65: shift/reduce conflict (shift 33, reduce 7) on PLUS
65: shift/reduce conflict (shift 34, reduce 7) on MINUS
65: shift/reduce conflict (shift 35, reduce 7) on TIMES
65: shift/reduce conflict (shift 36, reduce 7) on DIV
65: shift/reduce conflict (shift 37, reduce 7) on EQ
65: shift/reduce conflict (shift 38, reduce 7) on NEQ
65: shift/reduce conflict (shift 39, reduce 7) on LT
65: shift/reduce conflict (shift 40, reduce 7) on GT
65: shift/reduce conflict (shift 41, reduce 7) on LE
65: shift/reduce conflict (shift 42, reduce 7) on GE
state 65
        expr : expr . op expr  (7)
        expr : expr op expr .  (7)
state 33
        op : PLUS .
state 34
        op : MINUS .

If you write directly expr PLUS expr, there should be no problem. The shift/reduce problem here is about shift the PLUS (to state 33), or reduce expr op expr ., but here op is another non-terminal, and the precedence of a rule is given by the last token occurring on the right-hand side of that rule. Instead of write op, you can write

expr:
  | op { ... }

op:
  | expr PLUS expr { ... }
  | expr MINUS expr { ... }

Understanding the precedence of a rule

Tiger does not have an end mark to its while loop, so it is pretty easy to get a shift/reduce conflict. Take this example which has a relational operation inside the body of a while.
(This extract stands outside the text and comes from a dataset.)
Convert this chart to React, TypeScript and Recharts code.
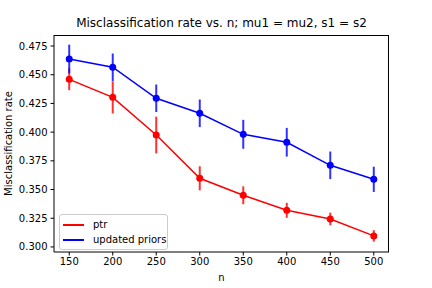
import { LineChart, Line, XAxis, YAxis, ErrorBar } from 'recharts';

const nValues = [150, 200, 250, 300, 350, 400, 450, 500];
const ptrRate = [0.446, 0.4303, 0.3975, 0.3598, 0.345, 0.3319, 0.3244, 0.3096];
const ptrErr = [0.0095, 0.014, 0.016, 0.0105, 0.0078, 0.0065, 0.0055, 0.005];
const priorsRate = [0.4637, 0.4565, 0.4295, 0.4164, 0.3981, 0.3912, 0.3711, 0.3589];
const priorsErr = [0.0125, 0.012, 0.012, 0.012, 0.0126, 0.0125, 0.012, 0.011];
const xTicks = [150, 200, 250, 300, 350, 400, 450, 500];
const yTicks = [0.3, 0.325, 0.35, 0.375, 0.4, 0.425, 0.45, 0.475];
const legendItems = [
  { label: 'ptr', color: '#ff0000' },
  { label: 'updated priors', color: '#0000ff' },
];

const rows = nValues.map((n, i) => ({
  n,
  ptr: ptrRate[i],
  ptrErr: ptrErr[i],
  priors: priorsRate[i],
  priorsErr: priorsErr[i],
}));

const font = 'DejaVu Sans, sans-serif';
const tickStyle = { fontSize: 10, fill: '#000', fontFamily: font };

export default function App() {
  return (
    <div style={{ position: 'absolute', left: 0, top: 0, width: 432, height: 288, background: '#fff' }}>
      <div
        style={{
          position: 'absolute',
          left: 54,
          width: 335,
          top: 16,
          textAlign: 'center',
          fontFamily: font,
          fontSize: 12,
          color: '#000',
          whiteSpace: 'nowrap',
        }}
      >
        Misclassification rate vs. n; mu1 = mu2, s1 = s2
      </div>
      <LineChart width={432} height={288} data={rows} margin={{ top: 35, right: 43, left: 0, bottom: 0 }}>
        <XAxis
          dataKey="n"
          type="number"
          domain={[132.5, 517.5]}
          ticks={xTicks}
          tick={tickStyle}
          tickSize={3.5}
          tickMargin={2}
          stroke="#000"
          height={36}
          label={{ value: 'n', position: 'center', dy: 7, fontSize: 10, fill: '#000', fontFamily: font }}
        />
        <YAxis
          type="number"
          domain={[0.2956, 0.4846]}
          ticks={yTicks}
          tickFormatter={(v: number) => v.toFixed(3)}
          tick={tickStyle}
          tickSize={3.5}
          tickMargin={3}
          stroke="#000"
          width={54}
          label={{ value: 'Misclassification rate', angle: -90, position: 'center', dx: -19, fontSize: 10, fill: '#000', fontFamily: font }}
        />
        <Line
          dataKey="ptr"
          name="ptr"
          stroke="#ff0000"
          strokeWidth={1.5}
          dot={{ r: 3.5, fill: '#ff0000', stroke: '#ff0000', strokeWidth: 0 }}
          isAnimationActive={false}
        >
          <ErrorBar dataKey="ptrErr" direction="y" width={0} stroke="#ff0000" strokeWidth={2} opacity={0.8} />
        </Line>
        <Line
          dataKey="priors"
          name="updated priors"
          stroke="#0000ff"
          strokeWidth={1.5}
          dot={{ r: 3.5, fill: '#0000ff', stroke: '#0000ff', strokeWidth: 0 }}
          isAnimationActive={false}
        >
          <ErrorBar dataKey="priorsErr" direction="y" width={0} stroke="#0000ff" strokeWidth={2} opacity={0.8} />
        </Line>
      </LineChart>
      {/* top and right spines */}
      <div
        style={{
          position: 'absolute',
          left: 54,
          top: 35,
          width: 335,
          height: 217,
          borderTop: '1px solid #000',
          borderRight: '1px solid #000',
          boxSizing: 'border-box',
          pointerEvents: 'none',
        }}
      />
      <div
        style={{
          position: 'absolute',
          left: 59,
          top: 214,
          width: 109,
          height: 36,
          border: '1px solid #ccc',
          borderRadius: 3,
          background: 'rgba(255,255,255,0.8)',
          fontFamily: font,
          fontSize: 10,
          color: '#000',
          boxSizing: 'border-box',
          padding: '2px 0 0 3px',
          whiteSpace: 'nowrap',
        }}
      >
        {legendItems.map((e) => (
          <div key={e.label} style={{ display: 'flex', alignItems: 'center', height: 15 }}>
            <span style={{ display: 'inline-block', width: 21, height: 2, background: e.color, marginRight: 9 }} />
            <span>{e.label}</span>
          </div>
        ))}
      </div>
    </div>
  );
}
95: shift/reduce conflict (shift 34, reduce 16) on PLUS
        expr : WHILE expr DO expr .  (16)
        op : expr . AND expr  (19)

In this example, we want an expr taking as long as it wants, so we want AND to shift. There are two methods to solve this problem. The easiest one is to add an END as part of the syntax of while. Or we let expr have higher precedence. The precedence of a rule is the last token occurring on the right-hand side of that rule, so it depends on DO. Therefore, defining %right for DO will solve the problem.